Asked for their preference, 25 subjects preferred gaze input, 3 preferred mouse input (N = 18 experts: 15 preferred gaze input, 3 mouse input; N = 10 experts with much current practice in video surveillance: 10 preferred gaze input, 1 mouse input).

5 Conclusion

A pilot study was conducted in order to find out whether gaze input could be an appropriate input technique for camera control (panning and tilting) without any manual intervention. 28 subjects (18 expert video analysts from the German forces and 10 non-experts in video analysis) participated in the user study. Each performed the experimental task of tracking a target person using both gaze input and mouse input for navigation in a virtual camera, implemented based on 360° video imagery. The NASA-TLX showed that subjects rated both interaction conditions imposing rather little workload; however, gaze input was rated imposing significantly lower workload than mouse input. Hence, gaze input showed its potential to provide effortless interaction for this application, as it did for many other applications before.

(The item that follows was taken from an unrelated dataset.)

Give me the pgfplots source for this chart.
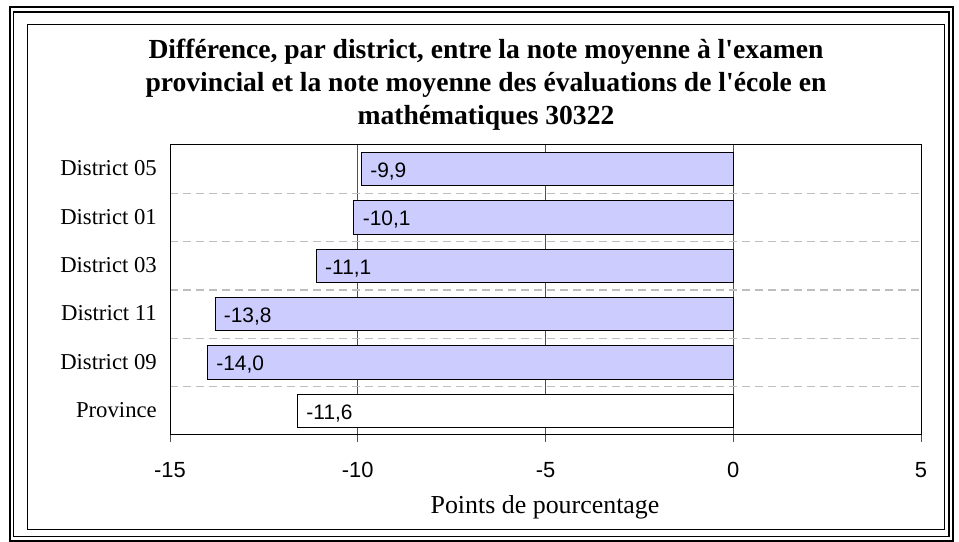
\documentclass[border=0pt]{standalone}
\usepackage{fontspec}
\setmainfont{Liberation Serif}
\newfontfamily\arial{Liberation Sans}
\usepackage{pgfplots}
\pgfplotsset{compat=1.18}
\definecolor{barfill}{RGB}{204,204,255}
\definecolor{gridv}{RGB}{80,80,80}
\definecolor{gridh}{RGB}{190,190,190}
\begin{document}
\begin{tikzpicture}
\useasboundingbox (0bp,0bp) rectangle (959bp,542bp);
\draw[line width=2.2bp] (10bp,535bp) rectangle (953bp,0.8bp);
\draw[line width=1.3bp] (13.3bp,530bp) rectangle (949bp,5.3bp);
\draw[line width=1.3bp] (27.5bp,517.3bp) rectangle (944.3bp,12.7bp);
\node[anchor=base, inner sep=0pt, font=\bfseries\fontsize{27.7}{33.4}\selectfont] at (486bp,483.7bp) {Différence, par district, entre la note moyenne à l\textquotesingle examen};
\node[anchor=base, inner sep=0pt, font=\bfseries\fontsize{27.7}{33.4}\selectfont] at (486bp,450.3bp) {provincial et la note moyenne des évaluations de l\textquotesingle école en};
\node[anchor=base, inner sep=0pt, font=\bfseries\fontsize{27.7}{33.4}\selectfont] at (486bp,417bp) {mathématiques 30322};
\begin{axis}[
  at={(170bp,107bp)}, anchor=south west,
  scale only axis, width=751bp, height=290bp,
  xmin=-15, xmax=5, ymin=-0.5, ymax=5.5,
  xbar, bar width=0.683,
  xtick={-15,-10,-5,0,5},
  xticklabels={-15,-10,-5,0,5},
  ytick={0,1,2,3,4,5},
  yticklabels={Province,District 09,District 11,District 03,District 01,District 05},
  minor ytick={0.5,1.5,2.5,3.5,4.5},
  xmajorgrids, yminorgrids,
  major grid style={gridv, line width=0.8bp},
  minor grid style={gridh, line width=1.2bp, dash pattern=on 8bp off 5bp},
  tick align=outside, tick pos=left,
  major tick length=7bp, minor tick length=0pt,
  ytick style={draw=none},
  xtick style={gridv, line width=0.8bp},
  axis line style={black, line width=1bp},
  xticklabel style={font=\arial\fontsize{22}{26}\selectfont, anchor=base, inner sep=0pt, yshift=-36bp},
  yticklabel style={font=\fontsize{22.8}{27}\selectfont, anchor=base east, inner sep=0pt, xshift=-6bp, yshift=-6.8bp},
  nodes near coords,
  point meta=explicit symbolic,
  every node near coord/.append style={font=\arial\fontsize{21}{25}\selectfont, anchor=west, inner sep=0pt, xshift=8.3bp, yshift=-1bp, text height=15bp, text depth=0pt, black},
]
\addplot[bar shift=0pt, fill=barfill, draw=black, line width=1bp] coordinates {
  (-9.9,5) [-9,9]
  (-10.1,4) [-10,1]
  (-11.1,3) [-11,1]
  (-13.8,2) [-13,8]
  (-14.0,1) [-14,0]
};
\addplot[bar shift=0pt, fill=white, draw=black, line width=1bp] coordinates {
  (-11.6,0) [-11,6]
};
\end{axis}
\node[anchor=base, inner sep=0pt, font=\fontsize{26}{30}\selectfont] at (545bp,28.7bp) {Points de pourcentage};
\end{tikzpicture}
\end{document}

Recently, the experimental system has been refactored and now besides navigation in recorded 360fly video data also allows live navigation in 360fly imagery. Future work will address gaze control for a real sensor, and user testing will show how workload would turn out to be in such condition with interaction latencies due to the necessary gimbal movements. Furthermore, future user studies will include more complex test tasks like observing more than one target object, as well as test tasks with a longer duration.